直到薛剛坦然讓她離去,佳人才下定了決心,決定賭上一把。
這就是以往的經過。
呂碧安聽完了撫掌而笑道:“不錯,不錯!憐月公主,你還是真挺會編故事的,編的有鼻子有眼的,連我都快信了……不過,真的假不了,假的真不了,你這話裏有個致命的漏洞。”
“什麼漏洞?”
“你說金杜瓦假死,是因為魂魄中了靈心蠱之毒。那現在問題來了,既然你已經把毒素除去,他怎麼還沒醒來呢?”
“當然是因為回春如意能力有限,並不能把毒素完全驅逐,不過,我能把他治療成這樣,已經證明他的確是中了靈心蠱之毒。”
呂碧安哈哈大笑,對眾人道:“大家覺得呢?憐月公主把金杜瓦由死人治成了一個活死人,但這就說明金杜瓦的魂魄中了靈心蠱之毒?”
人們紛紛搖頭。
不怪大家不站在憐月公主這邊,實在是這個推斷著實有些牽強。
你說金杜瓦沒能清醒是因為毒素未盡,我還說是因為他中的另外一種毒,你憐月公主的醫術不高明呢。
歸根到底,夏於嬌剛才的推斷有些過於一廂情願了。
如果認定了凶手是呂碧安,按照她的思路走下去,這番推斷當然沒有什麼謬誤。
但隻要不認定凶手一定是呂碧安,這其中的可能就太多了。
公平地講,直到現在還是王元寶的嫌疑最大,隻是金杜瓦已經起死回生了,才沒人和夏於嬌較真。
但要讓他們支持夏於嬌也不可能。
這丫頭不過是一個十六歲的孩子,又長期養在深宮之中,沒受過什麼挫折,眼見付出了這麼大的代價,卻形成了如此結果,頓感委屈至極,當即眼圈一紅,幾滴淚珠順著臉龐滑落,嚶嚶哭泣起來。
薛剛趕緊勸道:“小娘子別急,大家不信你,是因為證據不足,咱們再找別的證據也就是了。你再仔細想想,有沒有什麼辦法,把那靈心蠱取出來,有了物證就好辦了。
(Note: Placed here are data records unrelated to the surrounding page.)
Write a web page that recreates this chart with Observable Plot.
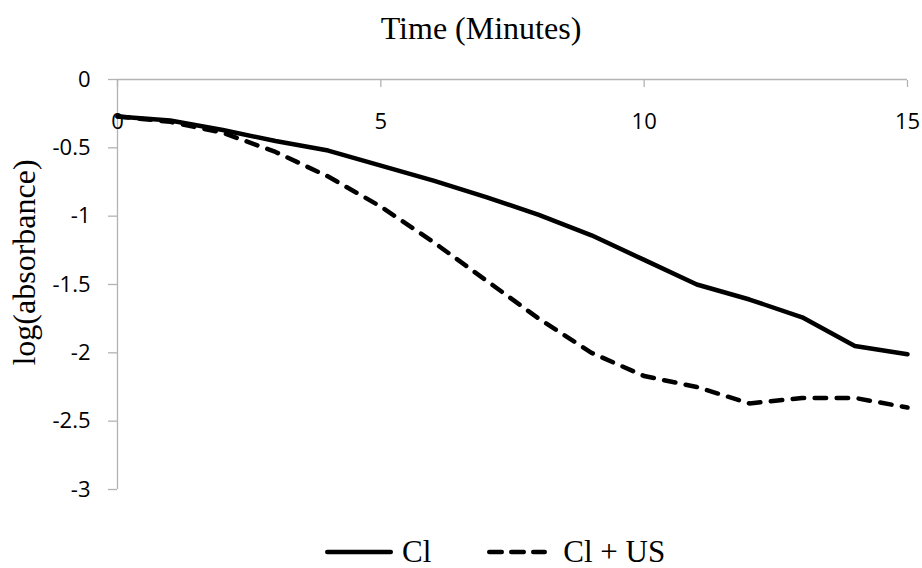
<!DOCTYPE html>
<html>
<head>
<meta charset="utf-8">
<script src="https://cdn.jsdelivr.net/npm/d3@7"></script>
<script src="https://cdn.jsdelivr.net/npm/@observablehq/plot@0.6"></script>
<style>
  body { margin: 0; background: #fff; }
  #wrap { width: 922px; height: 568px; overflow: hidden; background: #fff; }
  #title { height: 50px; box-sizing: border-box; padding-left: 40px; width: 922px; text-align: center;
           font-family: "Liberation Serif", "Times New Roman", serif; font-size: 32px; line-height: 46px; padding-top: 5px; color: #000; white-space: nowrap; }
  #legend { height: 44px; display: flex; align-items: center; padding-left: 325px;
            font-family: "Liberation Serif", "Times New Roman", serif; font-size: 31px; color: #000; }
  #legend svg { display: block; }
</style>
</head>
<body>
<div id="wrap">
  <div id="title"></div>
  <div id="chart"></div>
  <div id="legend"></div>
</div>
<script>
const minutes = [0, 1, 2, 3, 4, 5, 6, 7, 8, 9, 10, 11, 12, 13, 14, 15];
const cl = [-0.27, -0.30, -0.37, -0.45, -0.52, -0.63, -0.74, -0.86, -0.99, -1.14, -1.32, -1.50, -1.61, -1.74, -1.95, -2.01];
const clUS = [-0.27, -0.31, -0.39, -0.53, -0.71, -0.93, -1.19, -1.47, -1.75, -2.00, -2.17, -2.25, -2.37, -2.33, -2.33, -2.40];
const seriesNames = ["Cl", "Cl + US"];
const xTicks = [0, 5, 10, 15];
const yTicks = [0, -0.5, -1, -1.5, -2, -2.5, -3];
const xTitle = "Time (Minutes)";
const yTitle = "log(absorbance)";

const rows = [];
minutes.forEach((m, i) => {
  rows.push({series: seriesNames[0], x: m, y: cl[i]});
  rows.push({series: seriesNames[1], x: m, y: clUS[i]});
});

document.getElementById("title").textContent = xTitle;

const axisColor = "#b3b3b3";
const dash = "11.5,10.5";

const chart = Plot.plot({
  width: 922,
  height: 480,
  marginTop: 29,
  marginBottom: 41,
  marginLeft: 117,
  marginRight: 15,
  x: {domain: [0, 15], axis: null},
  y: {domain: [-3, 0], axis: null},
  style: {fontFamily: "'Open Sans', sans-serif", fontSize: "22px", color: "#000", background: "#fff"},
  marks: [
    Plot.ruleY([0], {stroke: axisColor, strokeWidth: 1.3}),
    Plot.ruleX([0], {stroke: axisColor, strokeWidth: 1.3}),
    Plot.axisX({anchor: "top", ticks: xTicks, tickSize: 7, dy: 7, tickFormat: () => "", stroke: axisColor, strokeWidth: 1.3, label: null}),
    Plot.axisY({anchor: "left", ticks: yTicks, tickSize: 9, tickPadding: 18, tickFormat: d => String(d), stroke: axisColor, strokeWidth: 1.3, fill: "#000", fontSize: 22, label: null}),
    Plot.text(xTicks, {x: d => d, frameAnchor: "top", dy: 34, text: d => String(d), fontSize: 22, fill: "#000"}),
    Plot.line(rows.filter(d => d.series === seriesNames[0]), {x: "x", y: "y", stroke: "#000", strokeWidth: 4.5, strokeLinejoin: "round", strokeLinecap: "round"}),
    Plot.line(rows.filter(d => d.series === seriesNames[1]), {x: "x", y: "y", stroke: "#000", strokeWidth: 4.5, strokeDasharray: dash, strokeLinejoin: "round", strokeLinecap: "round"}),
    Plot.text([yTitle], {frameAnchor: "left", textAnchor: "middle", rotate: -90, dx: -93, dy: -22, fontSize: 32, fontFamily: "'Liberation Serif', 'Times New Roman', serif", fill: "#000"})
  ]
});
document.getElementById("chart").appendChild(chart);

// Legend
const legend = document.getElementById("legend");
function sample(width, dashed) {
  const ns = "http://www.w3.org/2000/svg";
  const s = document.createElementNS(ns, "svg");
  s.setAttribute("width", width);
  s.setAttribute("height", 12);
  const l = document.createElementNS(ns, "line");
  l.setAttribute("x1", 2.25); l.setAttribute("x2", width - 2.25);
  l.setAttribute("y1", 6); l.setAttribute("y2", 6);
  l.setAttribute("stroke", "#000");
  l.setAttribute("stroke-width", 4.5);
  l.setAttribute("stroke-linecap", "round");
  if (dashed) l.setAttribute("stroke-dasharray", "12.5,9.5");
  s.appendChild(l);
  return s;
}
function label(text, ml) {
  const sp = document.createElement("span");
  sp.textContent = text;
  sp.style.marginLeft = ml + "px";
  return sp;
}
const s1 = sample(68, false);
legend.appendChild(s1);
legend.appendChild(label(seriesNames[0], 9));
const s2 = sample(60, true);
s2.style.marginLeft = "56px";
legend.appendChild(s2);
legend.appendChild(label(seriesNames[1], 16));
</script>
</body>
</html>
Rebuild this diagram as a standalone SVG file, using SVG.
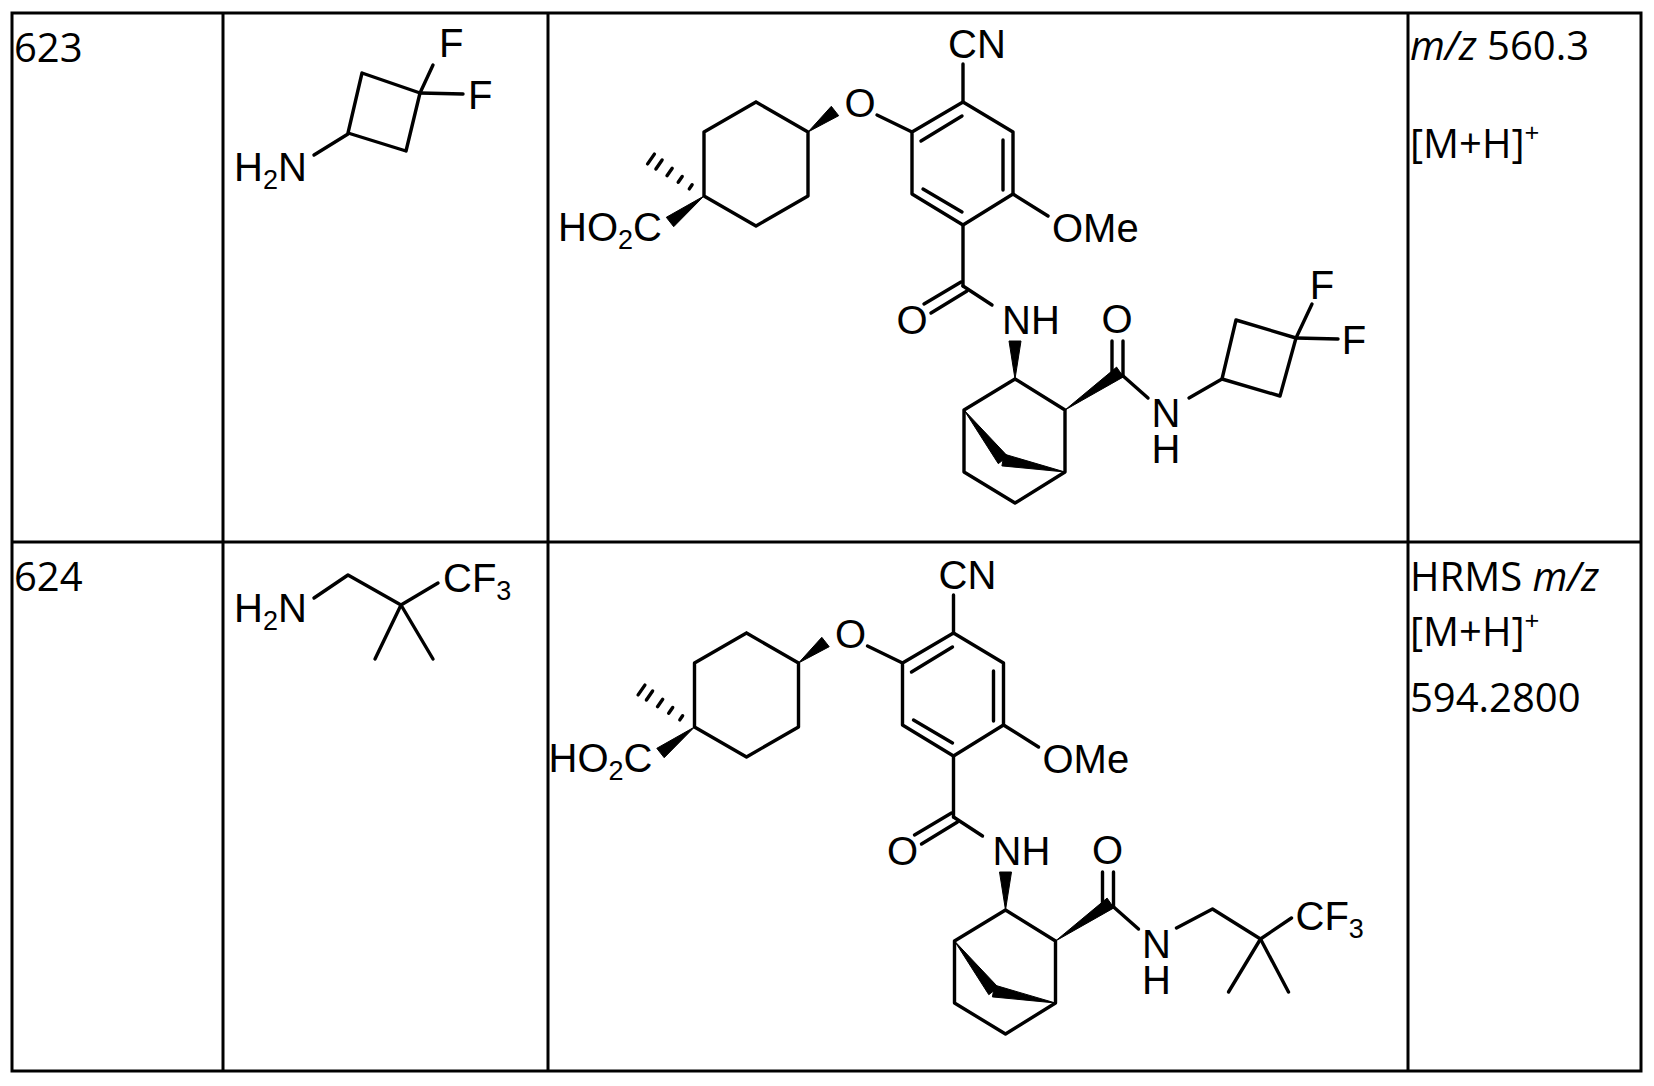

”
“你想得美!”呂碧安輕笑一聲,道:“若真是靈心蠱,此蠱現在已經在金杜瓦的魂魄中築巢了,強行取出靈心蠱,必將毀掉他的魂魄,大宛王子必死無疑!”
薛剛倒是想說,那就等金杜瓦死了再說,不過這種陰暗的心思隻能藏在心中,卻不能宣之於口了。
況且,呂碧安完全可以讓此蠱暫時蟄伏,若是金杜瓦一直不死不活的,自己可和他耗不起時間。
轉念一想,剛才夏於嬌為何不當金杜瓦已經死了,直接取出靈心蠱?
是了,小姑娘心地善良,做不出辣手殺人的事來。
至於她為何不等金杜瓦真的死了再說出真相,恐怕是害怕夜長夢多。